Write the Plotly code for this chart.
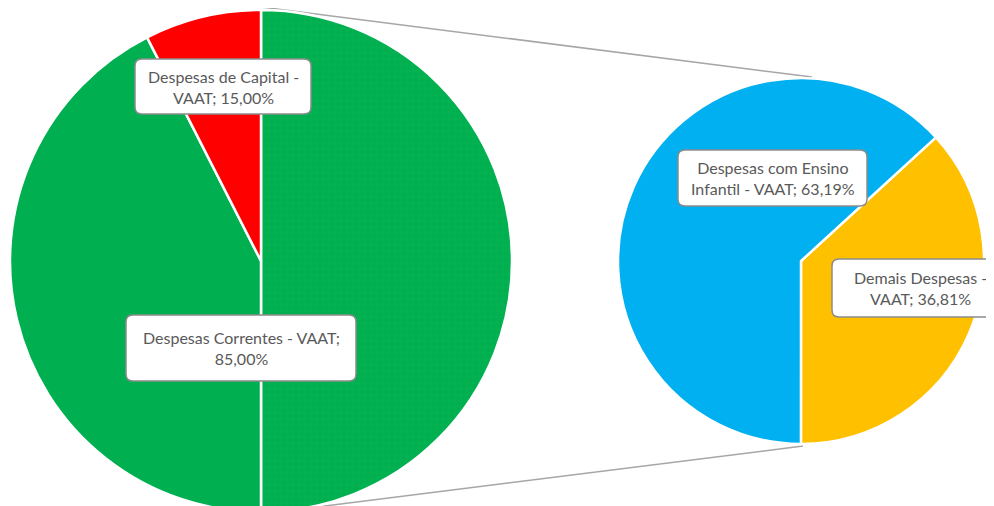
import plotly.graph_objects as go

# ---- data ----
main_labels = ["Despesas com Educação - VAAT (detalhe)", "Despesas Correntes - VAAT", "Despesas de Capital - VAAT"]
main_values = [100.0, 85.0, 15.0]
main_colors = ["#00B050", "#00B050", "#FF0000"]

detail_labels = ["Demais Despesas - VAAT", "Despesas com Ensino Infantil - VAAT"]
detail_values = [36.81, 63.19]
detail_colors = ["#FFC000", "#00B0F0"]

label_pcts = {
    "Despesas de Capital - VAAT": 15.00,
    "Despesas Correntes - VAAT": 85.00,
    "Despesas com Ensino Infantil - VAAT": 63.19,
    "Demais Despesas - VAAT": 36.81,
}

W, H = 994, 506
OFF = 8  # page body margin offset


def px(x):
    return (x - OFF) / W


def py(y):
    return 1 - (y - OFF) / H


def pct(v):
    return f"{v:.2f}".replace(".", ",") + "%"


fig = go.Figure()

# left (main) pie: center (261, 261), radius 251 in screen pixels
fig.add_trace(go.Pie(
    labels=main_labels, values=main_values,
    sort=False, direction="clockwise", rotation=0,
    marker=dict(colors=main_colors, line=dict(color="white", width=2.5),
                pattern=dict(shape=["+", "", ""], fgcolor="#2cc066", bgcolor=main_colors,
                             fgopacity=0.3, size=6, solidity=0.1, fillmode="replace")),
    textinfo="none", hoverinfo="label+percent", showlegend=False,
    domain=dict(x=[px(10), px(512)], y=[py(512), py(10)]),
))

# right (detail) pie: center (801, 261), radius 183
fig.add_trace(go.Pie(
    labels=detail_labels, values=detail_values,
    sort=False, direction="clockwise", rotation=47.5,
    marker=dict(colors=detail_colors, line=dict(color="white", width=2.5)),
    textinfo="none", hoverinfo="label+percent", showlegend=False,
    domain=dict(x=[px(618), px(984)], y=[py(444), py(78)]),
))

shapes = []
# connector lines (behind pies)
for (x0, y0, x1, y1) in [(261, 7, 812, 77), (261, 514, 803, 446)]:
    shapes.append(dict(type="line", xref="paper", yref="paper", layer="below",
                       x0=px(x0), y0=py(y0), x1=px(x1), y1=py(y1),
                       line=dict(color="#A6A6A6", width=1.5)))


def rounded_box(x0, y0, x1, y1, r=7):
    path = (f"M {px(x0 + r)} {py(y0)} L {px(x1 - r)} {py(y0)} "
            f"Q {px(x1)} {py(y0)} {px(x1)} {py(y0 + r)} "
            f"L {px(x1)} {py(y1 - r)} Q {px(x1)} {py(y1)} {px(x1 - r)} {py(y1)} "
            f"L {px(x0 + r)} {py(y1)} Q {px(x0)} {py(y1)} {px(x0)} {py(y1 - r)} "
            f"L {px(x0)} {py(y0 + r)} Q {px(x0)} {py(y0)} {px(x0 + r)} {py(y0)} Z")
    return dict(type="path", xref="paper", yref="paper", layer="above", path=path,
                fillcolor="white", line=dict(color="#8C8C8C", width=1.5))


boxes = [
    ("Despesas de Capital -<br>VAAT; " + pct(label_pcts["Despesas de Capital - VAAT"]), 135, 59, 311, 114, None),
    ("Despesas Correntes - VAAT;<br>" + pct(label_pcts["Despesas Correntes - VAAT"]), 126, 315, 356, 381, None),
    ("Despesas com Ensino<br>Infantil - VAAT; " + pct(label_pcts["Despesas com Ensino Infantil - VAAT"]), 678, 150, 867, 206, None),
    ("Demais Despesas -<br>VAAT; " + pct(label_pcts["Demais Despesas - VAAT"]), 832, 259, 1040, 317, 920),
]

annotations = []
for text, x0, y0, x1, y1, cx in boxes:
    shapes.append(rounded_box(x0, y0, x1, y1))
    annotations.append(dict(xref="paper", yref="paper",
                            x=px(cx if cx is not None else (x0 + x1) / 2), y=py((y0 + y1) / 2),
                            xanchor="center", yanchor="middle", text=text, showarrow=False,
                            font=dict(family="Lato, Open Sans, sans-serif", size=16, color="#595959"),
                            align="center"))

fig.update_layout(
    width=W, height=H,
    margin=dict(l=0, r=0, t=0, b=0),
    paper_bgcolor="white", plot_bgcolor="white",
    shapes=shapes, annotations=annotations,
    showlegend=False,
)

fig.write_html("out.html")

++++++++++++++++++++

§ **Aim**: Starting at the top of the listing above, please restate word for word each line up to and including the one that holds "fig = go.Figure()", omitting every image.

§ **Problem solution**:
Write the Plotly code for this chart.
import plotly.graph_objects as go

# ---- data ----
main_labels = ["Despesas com Educação - VAAT (detalhe)", "Despesas Correntes - VAAT", "Despesas de Capital - VAAT"]
main_values = [100.0, 85.0, 15.0]
main_colors = ["#00B050", "#00B050", "#FF0000"]

detail_labels = ["Demais Despesas - VAAT", "Despesas com Ensino Infantil - VAAT"]
detail_values = [36.81, 63.19]
detail_colors = ["#FFC000", "#00B0F0"]

label_pcts = {
    "Despesas de Capital - VAAT": 15.00,
    "Despesas Correntes - VAAT": 85.00,
    "Despesas com Ensino Infantil - VAAT": 63.19,
    "Demais Despesas - VAAT": 36.81,
}

W, H = 994, 506
OFF = 8  # page body margin offset


def px(x):
    return (x - OFF) / W


def py(y):
    return 1 - (y - OFF) / H


def pct(v):
    return f"{v:.2f}".replace(".", ",") + "%"


fig = go.Figure()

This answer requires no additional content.